「オープンで無いソフトを書いたり使ったりするエンジニアはリスク」という考え のエントリーで、ちょっと書ききれていなかった部分があるので追加してみます。
リスクというと、無ければいいような気がしますが、リスクを冒さないと得られないモノもあります。
ソフトウェアで例えると、パフォーマンスをあげるために汎用性を犠牲にしてカリカリにチューニングしたり、高価なプロプライエタリなソフトを採用したり。情報に関しても、公開することと隠すことの双方にメリットとデメリットがある。
リスクを取らないとリターンが得られないので、重要なのはリスクがコントロールされていること=リスク・マネージメントという発想がまず第一の前提。その上で、オープンであるかどうか、どうにも議論が噛み合ない場合があるわけですが、実はお互いに当然だと思っていることが食い違っているのかも。
この点が、USのエンジニアが「クローズドな環境で情報を公開することに合点がいかない」原因なのかもしれません。
「オープンで無いことはリスクである」と考えている人と、「オープンであることがリスクである」と考えている人が、お互いにその違いに気づかずに会話していると、「なぜ?なぜ?」と端々で納得がいかないケースが多々あるのかなと。
しかもそこに、「リスクはマネージできればいい」という考えと、「リスクはとにかく避けるべきだ」という点でもすれ違っていると、話が平行線をたどる可能性大。
具体的な話に戻すと、
「この部分は、オープンな技術が存在していない、あるいはそれ以上のものが絶対必要とされるから、リスクを取ってプロプライエタリな開発をおこなおう」という考えと、「本当は全部自分たちでやりたいんだけど、工数や技術が足りないからオープンなものを(イヤイヤながら)使ってみよう」
あるいは
「まずは情報を公開する前提で、どうしても必要な場合だけ非公開にしよう」という考えと、「何がおこるか分からないから基本非公開。許可を与えたものだけ公開」
両方のケースで、前者と後者は同じようなことを議論しているようで、実はまったく違う状況になり得る。
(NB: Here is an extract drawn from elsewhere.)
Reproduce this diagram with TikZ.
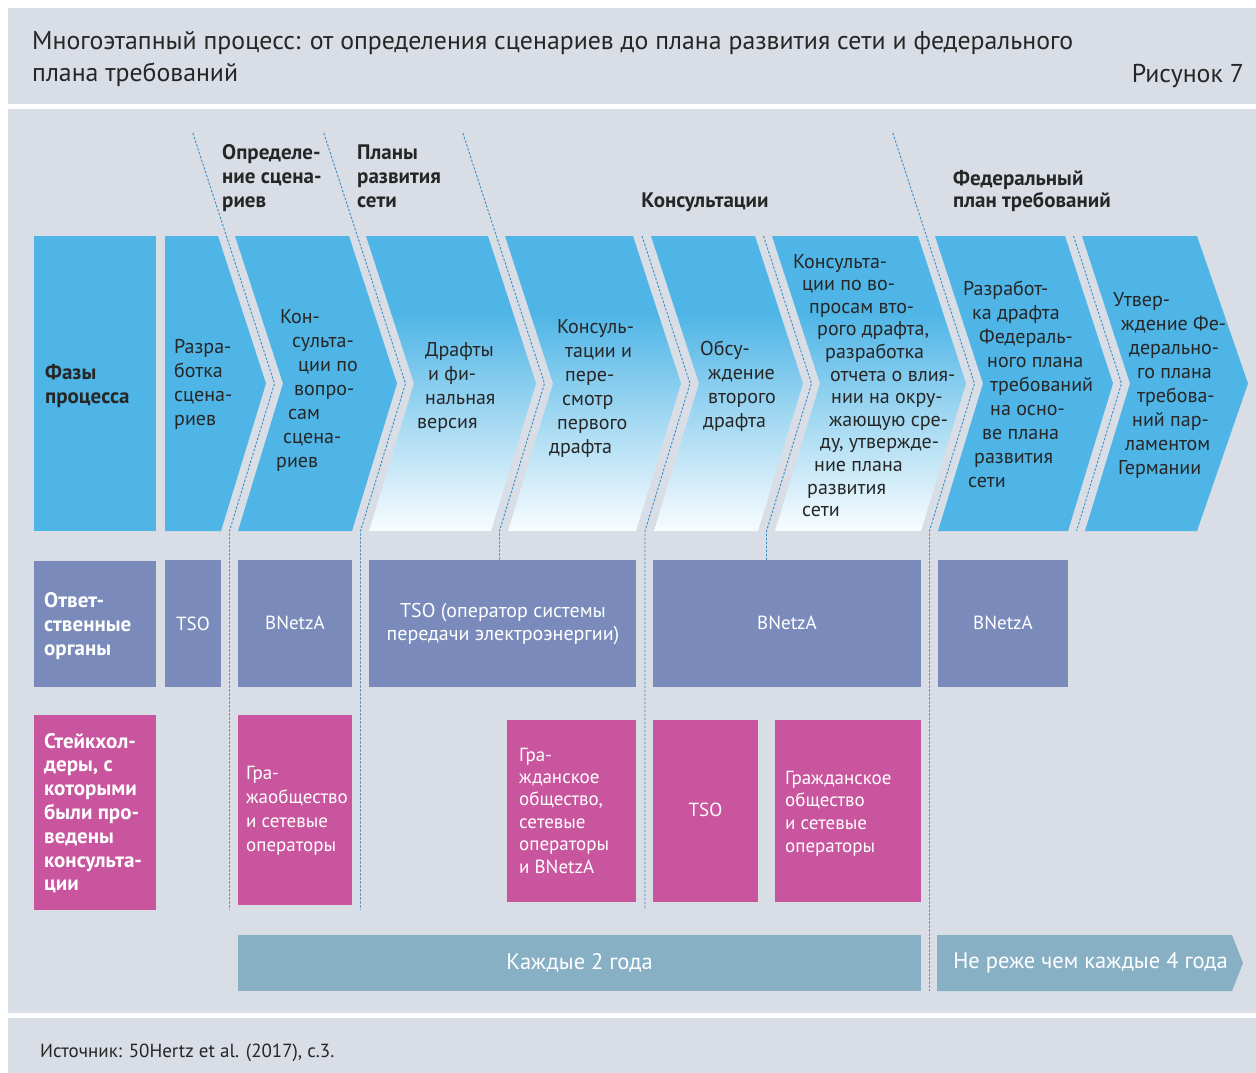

なぜこの違いが生まれてくるのか。「そもそも情報はどうあるべきか?」という思想理念や、イノベーション指向なのか、あるいは管理指向なのか。そういった複数の要因が結びついた結果なのかもしれません。
前回のエントリーを引用していただいて、梅田さんが書かれている、「次の10年はどういう時代か(4)」で、ITベンチャー企業群の「狂気の継続」という表現は、実はすごくフィットする言葉なのかもしれません。他人に「あいつは、おかしい」と言われていても、当人はごくあたりまえのことをやっている、と思っているのが狂気の正体だったりも。誰が本当におかしかったのかは、時がたって後にならないと分からないのも、これまた困った面白さではあるのですが。
新しい考えは、周囲の人を説得できた時により大きなうねりが広がっていくわけで、その場合はかなり意図的に「どうすれば理解されるのか」という具体的な手段が必要になるのでしょう。そして、そのフィードバックをオープンに受け取れる、ということは確実に進歩を加速するのだと思います。